▶ Data records:
---*---

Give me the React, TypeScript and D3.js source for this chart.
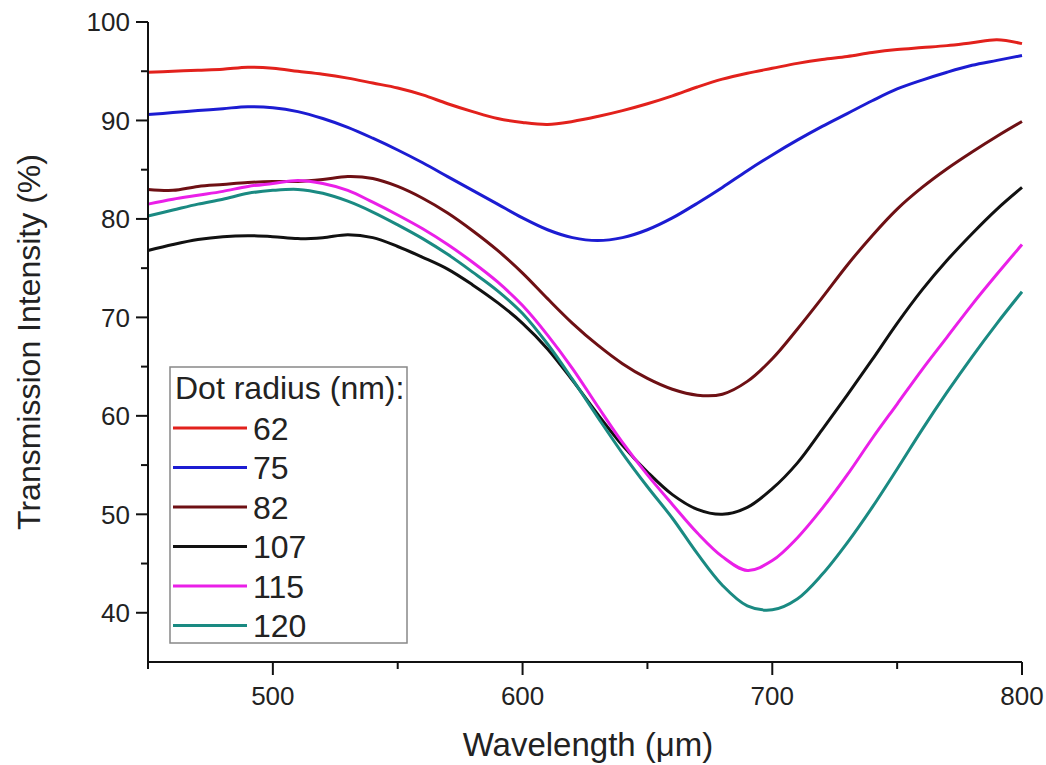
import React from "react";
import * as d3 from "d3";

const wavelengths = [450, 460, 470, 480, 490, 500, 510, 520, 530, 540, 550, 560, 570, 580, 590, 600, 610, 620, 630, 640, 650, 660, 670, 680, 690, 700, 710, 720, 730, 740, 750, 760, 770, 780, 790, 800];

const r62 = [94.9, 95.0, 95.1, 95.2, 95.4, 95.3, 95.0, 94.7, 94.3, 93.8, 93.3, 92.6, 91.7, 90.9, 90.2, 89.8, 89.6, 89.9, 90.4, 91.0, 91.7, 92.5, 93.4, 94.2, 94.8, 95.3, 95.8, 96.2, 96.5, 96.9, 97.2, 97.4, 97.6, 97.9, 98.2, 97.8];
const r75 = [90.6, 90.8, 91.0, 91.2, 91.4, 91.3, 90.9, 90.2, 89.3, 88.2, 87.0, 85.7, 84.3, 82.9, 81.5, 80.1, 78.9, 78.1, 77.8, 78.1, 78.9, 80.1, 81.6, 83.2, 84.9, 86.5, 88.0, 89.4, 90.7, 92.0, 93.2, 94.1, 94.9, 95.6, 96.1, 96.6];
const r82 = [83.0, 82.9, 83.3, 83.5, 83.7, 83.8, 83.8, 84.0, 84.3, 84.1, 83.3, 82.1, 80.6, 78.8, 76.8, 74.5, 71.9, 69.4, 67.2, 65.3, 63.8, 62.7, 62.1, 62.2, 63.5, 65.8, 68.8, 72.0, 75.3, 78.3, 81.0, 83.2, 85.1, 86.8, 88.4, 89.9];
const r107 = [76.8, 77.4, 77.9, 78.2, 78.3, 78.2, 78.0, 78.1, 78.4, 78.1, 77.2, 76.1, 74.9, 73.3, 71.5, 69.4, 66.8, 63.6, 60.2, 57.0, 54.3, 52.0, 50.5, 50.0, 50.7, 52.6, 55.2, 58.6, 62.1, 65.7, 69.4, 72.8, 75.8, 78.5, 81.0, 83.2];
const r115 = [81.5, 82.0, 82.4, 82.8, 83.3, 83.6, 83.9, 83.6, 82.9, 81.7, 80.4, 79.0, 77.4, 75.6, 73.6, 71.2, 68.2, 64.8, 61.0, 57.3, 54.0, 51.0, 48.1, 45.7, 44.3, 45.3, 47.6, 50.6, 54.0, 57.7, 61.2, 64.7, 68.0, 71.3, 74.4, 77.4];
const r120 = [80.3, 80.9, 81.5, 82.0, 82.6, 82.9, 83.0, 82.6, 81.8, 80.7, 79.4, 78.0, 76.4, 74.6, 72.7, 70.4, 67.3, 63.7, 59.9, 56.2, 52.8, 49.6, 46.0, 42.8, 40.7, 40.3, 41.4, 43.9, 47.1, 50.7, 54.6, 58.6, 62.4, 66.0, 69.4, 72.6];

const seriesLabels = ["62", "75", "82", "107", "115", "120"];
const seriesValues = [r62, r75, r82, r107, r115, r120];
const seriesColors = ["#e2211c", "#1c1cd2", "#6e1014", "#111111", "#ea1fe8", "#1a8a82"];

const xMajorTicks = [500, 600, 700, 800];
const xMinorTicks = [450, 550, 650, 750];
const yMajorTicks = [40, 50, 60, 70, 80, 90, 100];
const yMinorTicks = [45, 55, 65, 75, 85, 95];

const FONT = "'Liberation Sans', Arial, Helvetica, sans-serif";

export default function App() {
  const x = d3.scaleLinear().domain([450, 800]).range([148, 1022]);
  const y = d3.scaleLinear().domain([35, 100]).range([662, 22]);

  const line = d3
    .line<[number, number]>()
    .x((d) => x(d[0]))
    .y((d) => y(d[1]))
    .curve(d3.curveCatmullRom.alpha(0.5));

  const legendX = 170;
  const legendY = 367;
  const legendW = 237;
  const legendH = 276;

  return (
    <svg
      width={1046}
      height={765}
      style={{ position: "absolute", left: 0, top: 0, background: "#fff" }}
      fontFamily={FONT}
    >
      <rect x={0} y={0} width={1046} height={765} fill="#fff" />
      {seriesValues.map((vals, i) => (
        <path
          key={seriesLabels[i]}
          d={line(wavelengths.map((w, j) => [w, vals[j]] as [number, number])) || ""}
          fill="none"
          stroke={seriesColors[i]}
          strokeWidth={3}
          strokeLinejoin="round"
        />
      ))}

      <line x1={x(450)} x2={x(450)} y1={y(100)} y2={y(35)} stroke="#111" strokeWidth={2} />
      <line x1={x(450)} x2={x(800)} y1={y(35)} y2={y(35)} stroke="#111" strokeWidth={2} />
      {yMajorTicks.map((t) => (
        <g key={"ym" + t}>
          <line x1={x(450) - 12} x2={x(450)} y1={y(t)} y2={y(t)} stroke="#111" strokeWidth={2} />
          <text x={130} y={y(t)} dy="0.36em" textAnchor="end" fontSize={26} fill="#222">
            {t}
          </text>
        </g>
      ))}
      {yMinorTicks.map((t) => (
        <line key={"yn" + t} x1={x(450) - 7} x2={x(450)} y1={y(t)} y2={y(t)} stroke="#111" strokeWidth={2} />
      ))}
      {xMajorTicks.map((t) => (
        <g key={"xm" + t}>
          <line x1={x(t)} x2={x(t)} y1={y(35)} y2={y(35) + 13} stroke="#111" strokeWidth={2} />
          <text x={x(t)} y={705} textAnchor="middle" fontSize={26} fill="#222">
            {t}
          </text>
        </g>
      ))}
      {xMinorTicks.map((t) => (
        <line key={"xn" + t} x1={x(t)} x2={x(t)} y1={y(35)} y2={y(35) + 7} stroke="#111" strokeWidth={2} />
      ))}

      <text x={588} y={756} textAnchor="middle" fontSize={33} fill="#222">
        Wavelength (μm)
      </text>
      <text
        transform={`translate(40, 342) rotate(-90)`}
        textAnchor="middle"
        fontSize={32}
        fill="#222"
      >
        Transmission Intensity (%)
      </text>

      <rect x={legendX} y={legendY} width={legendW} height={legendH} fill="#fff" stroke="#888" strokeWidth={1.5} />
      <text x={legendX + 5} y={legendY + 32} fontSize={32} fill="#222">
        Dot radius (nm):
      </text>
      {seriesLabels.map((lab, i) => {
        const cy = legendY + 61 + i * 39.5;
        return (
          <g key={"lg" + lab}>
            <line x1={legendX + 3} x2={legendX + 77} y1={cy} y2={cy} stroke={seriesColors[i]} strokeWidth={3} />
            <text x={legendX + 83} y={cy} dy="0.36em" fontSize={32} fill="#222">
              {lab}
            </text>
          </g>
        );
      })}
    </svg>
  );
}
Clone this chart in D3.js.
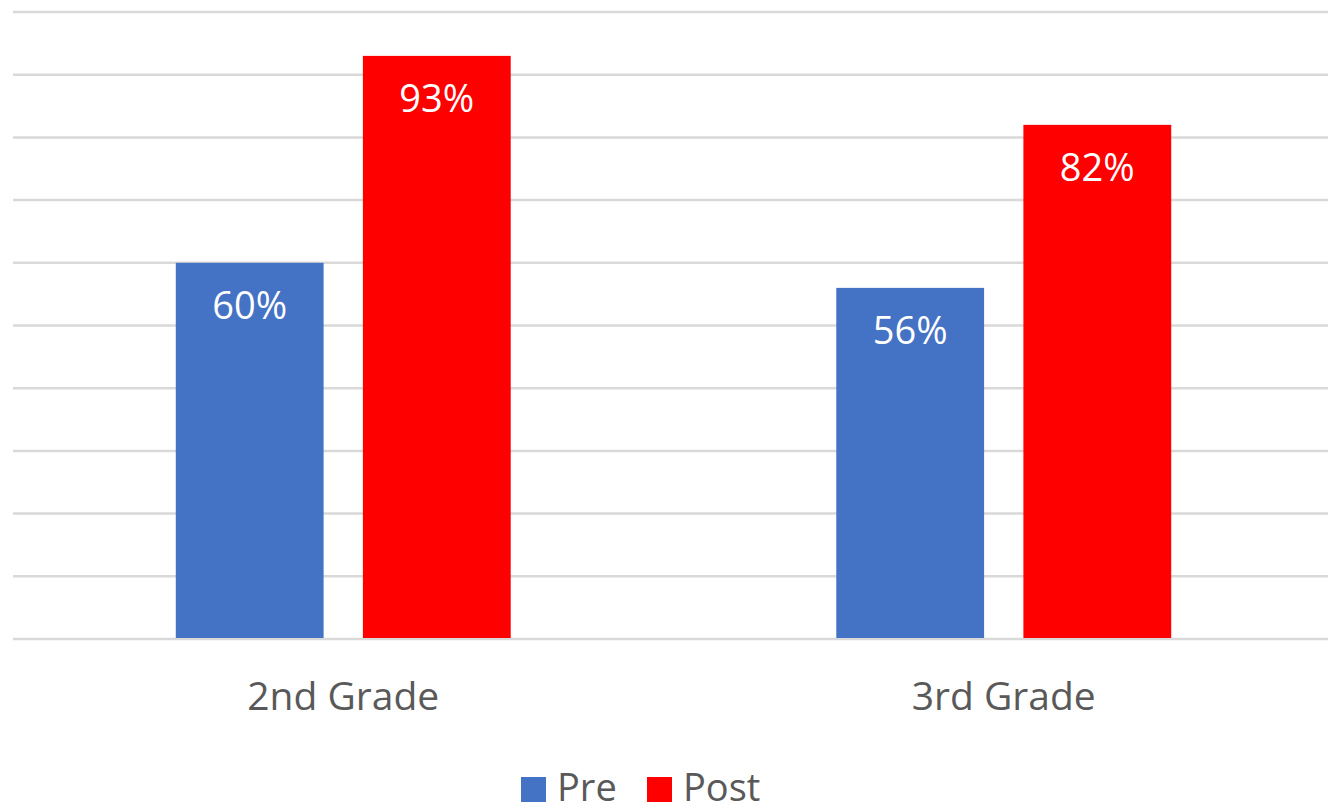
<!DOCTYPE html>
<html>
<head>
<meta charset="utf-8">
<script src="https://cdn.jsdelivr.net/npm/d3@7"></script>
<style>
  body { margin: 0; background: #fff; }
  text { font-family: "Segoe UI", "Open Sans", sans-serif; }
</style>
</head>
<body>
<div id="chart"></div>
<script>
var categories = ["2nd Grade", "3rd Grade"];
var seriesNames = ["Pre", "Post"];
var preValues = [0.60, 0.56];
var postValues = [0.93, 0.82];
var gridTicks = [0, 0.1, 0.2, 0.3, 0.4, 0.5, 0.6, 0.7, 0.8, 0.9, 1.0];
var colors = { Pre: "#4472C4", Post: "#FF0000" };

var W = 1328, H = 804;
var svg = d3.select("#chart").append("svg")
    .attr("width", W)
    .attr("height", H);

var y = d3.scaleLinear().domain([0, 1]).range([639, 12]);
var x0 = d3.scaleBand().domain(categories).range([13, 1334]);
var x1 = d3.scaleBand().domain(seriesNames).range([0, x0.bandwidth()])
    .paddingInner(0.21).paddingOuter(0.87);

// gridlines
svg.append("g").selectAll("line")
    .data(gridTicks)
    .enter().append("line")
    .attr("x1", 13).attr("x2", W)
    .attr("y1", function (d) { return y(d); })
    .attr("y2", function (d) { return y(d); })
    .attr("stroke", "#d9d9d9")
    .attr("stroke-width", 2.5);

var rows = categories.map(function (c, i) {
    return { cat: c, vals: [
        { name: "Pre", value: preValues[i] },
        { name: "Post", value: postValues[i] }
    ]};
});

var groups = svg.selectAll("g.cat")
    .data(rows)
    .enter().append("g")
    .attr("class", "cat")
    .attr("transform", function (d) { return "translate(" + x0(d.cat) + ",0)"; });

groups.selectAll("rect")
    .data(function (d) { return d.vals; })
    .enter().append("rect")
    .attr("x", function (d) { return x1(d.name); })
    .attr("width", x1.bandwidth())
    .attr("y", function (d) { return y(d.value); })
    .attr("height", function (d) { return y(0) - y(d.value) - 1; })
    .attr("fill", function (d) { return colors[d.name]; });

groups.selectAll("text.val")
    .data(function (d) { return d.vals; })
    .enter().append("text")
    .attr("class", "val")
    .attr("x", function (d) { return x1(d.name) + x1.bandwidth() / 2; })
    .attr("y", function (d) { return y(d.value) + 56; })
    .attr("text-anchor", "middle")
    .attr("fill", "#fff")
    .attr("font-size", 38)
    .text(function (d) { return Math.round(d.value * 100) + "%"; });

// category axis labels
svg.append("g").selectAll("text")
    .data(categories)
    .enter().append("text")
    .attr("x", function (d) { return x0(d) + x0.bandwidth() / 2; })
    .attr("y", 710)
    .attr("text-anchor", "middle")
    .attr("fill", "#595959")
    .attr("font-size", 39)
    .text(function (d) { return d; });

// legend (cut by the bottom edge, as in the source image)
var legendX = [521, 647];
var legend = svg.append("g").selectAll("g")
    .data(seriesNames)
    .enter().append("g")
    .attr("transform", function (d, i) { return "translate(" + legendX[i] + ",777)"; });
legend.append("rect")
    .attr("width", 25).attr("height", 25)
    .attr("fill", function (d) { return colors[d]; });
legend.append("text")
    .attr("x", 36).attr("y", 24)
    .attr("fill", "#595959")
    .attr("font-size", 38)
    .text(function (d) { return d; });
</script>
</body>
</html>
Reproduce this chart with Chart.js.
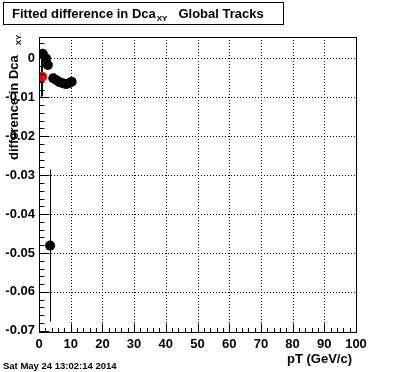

---*---

▶ Written task: Which lines contain "this"? Copy each of them out.

▶ Written response:
Give me the React, TypeScript and D3.js source for this chart.
Clone this chart in D3.js.
Reproduce this chart with Chart.js.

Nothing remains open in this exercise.